At the epicenter of the Ebola outbreak there are finally flickers of hope. Wednesday the World Health Organization reported that even in the absence of new vaccines and medications there have been some significant strides against the virus in Liberia, the country hardest hit by the epidemic. The cautious optimism has set off discussion about what the “next phase” of the Ebola response may entail: even more aggressive tracing of people possibly exposed to Ebola.
The number of cases in Liberia, a top WHO official said Wednesday, may be dropping by as much as 25 percent a week. “It appears the trend is real in Liberia,” Bruce Aylward, WHO assistant director general in charge of the operational response said in a press briefing. “There may indeed be a slowing of the epidemic there.”
In west Africa there are still more than 13,500 Ebola cases—actually an uptick of about 3,000 in recent days—but a significant portion of those actually come from earlier reporting delays, WHO says. About half of the reported cases are in Liberia but WHO reported in its October 29 update on the outbreak that the weekly increases in new cases “appears to have halted since mid-September, with a reduction in number of confirmed and probable cases reported in the week ending 5 October.” Fewer burials, the agency says, also suggests these numbers reflect reality.
Yet possible administrative hiccups, missing data and underreporting still leave officials unsure about if those figures are a true picture of the situation in Liberia. And until the country follows in the footsteps of Nigeria and Senegal, which are considered Ebola-free because they have not reported any cases within their borders for more than 42 days, Liberia is still at significant risk of a resurgence. Indeed, earlier optimism about Liberia months ago, when case numbers appeared to be dropping, was quickly dashed once the virus spread to the nation’s capital, Monrovia, and ravaged the city’s residents.
Exactly why the numbers may have dropped in Liberia this time also is difficult to trace. A combination of factors—more hospital beds, better communication about Ebola prevention, better burial practices and better follow-up with potentially exposed individuals could have all contributed to Liberia’s successes, according to WHO. Still, even if the figures are accurate, that doesn’t mean the worst is over and the outbreak is under control. “That’s like saying your pet tiger is under control,” Aylward warned. It would be very easy for the country to backslide. Just one new Ebola patient could set off a whole new chain of transmission, he said.

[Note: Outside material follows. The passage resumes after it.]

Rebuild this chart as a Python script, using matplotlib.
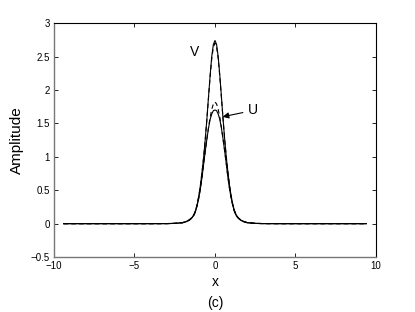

But for now the data looks encouraging and suggests “classic Ebola control strategies can work on a larger scale,” Aylward said. His words echo what is also being seen by health care workers in Liberia. "Instead of two big wild fires that yielded many cases we now have several small-and medium-sized wildfires in at least half of the 15 counties,” says Hans Rosling, advisor to the chief of epidemic statistics at Liberia’s Ministry of Health and Social Welfare. Now, Rosling tells Scientific American, the response to the outbreak is entering a new phase that “is in many ways more complex to deal with and requires much more resources per case.”
WHO agrees: “The strategies that get you to here right now are not the strategies that you get to zero [cases],” Aylward emphasized. Whereas earlier response efforts focused on getting enough man power and beds on the ground, the next phase will entail more aggressive tracking of patients and any individuals they may have encountered—an arduous undertaking.
Even as the focus may move toward a next phase of the response in some areas, WHO stresses that international aid cannot let up and more resources are urgently needed. Although some hospital beds in Liberian care centers are empty, for example, the country still needs more beds in rural areas where patients still cannot access care. The agency says there are only 15 Ebola treatment centers in some of the hardest hit areas in west Africa whereas the region needs 56. Moreover, cases are continuing to rise in neighboring Guinea and Sierra Leone; Mali also reported its first case last week and people that came into contact with that individual are being carefully watched.
The message comes even as controversy about quarantine policies for returning health care workers in the U.S. has prompted Doctors Without Borders to warn that such action by states and local government could have a chilling effect on the organization’s ability to help tamp down Ebola in west Africa. “The risk of being quarantined for 21 days upon completion of [volunteer] work has already prompted some people to reduce their length of time in the field. Others will be less inclined to volunteer in the first place,” the organization said, in a statement. The call for action was also echoed from the White House East Room: “The struggle is far from over,” Kent Brantly, the first patient treated for Ebola in the U.S., reiterated at a White House press briefing this week. “More medical personnel are desperately needed.”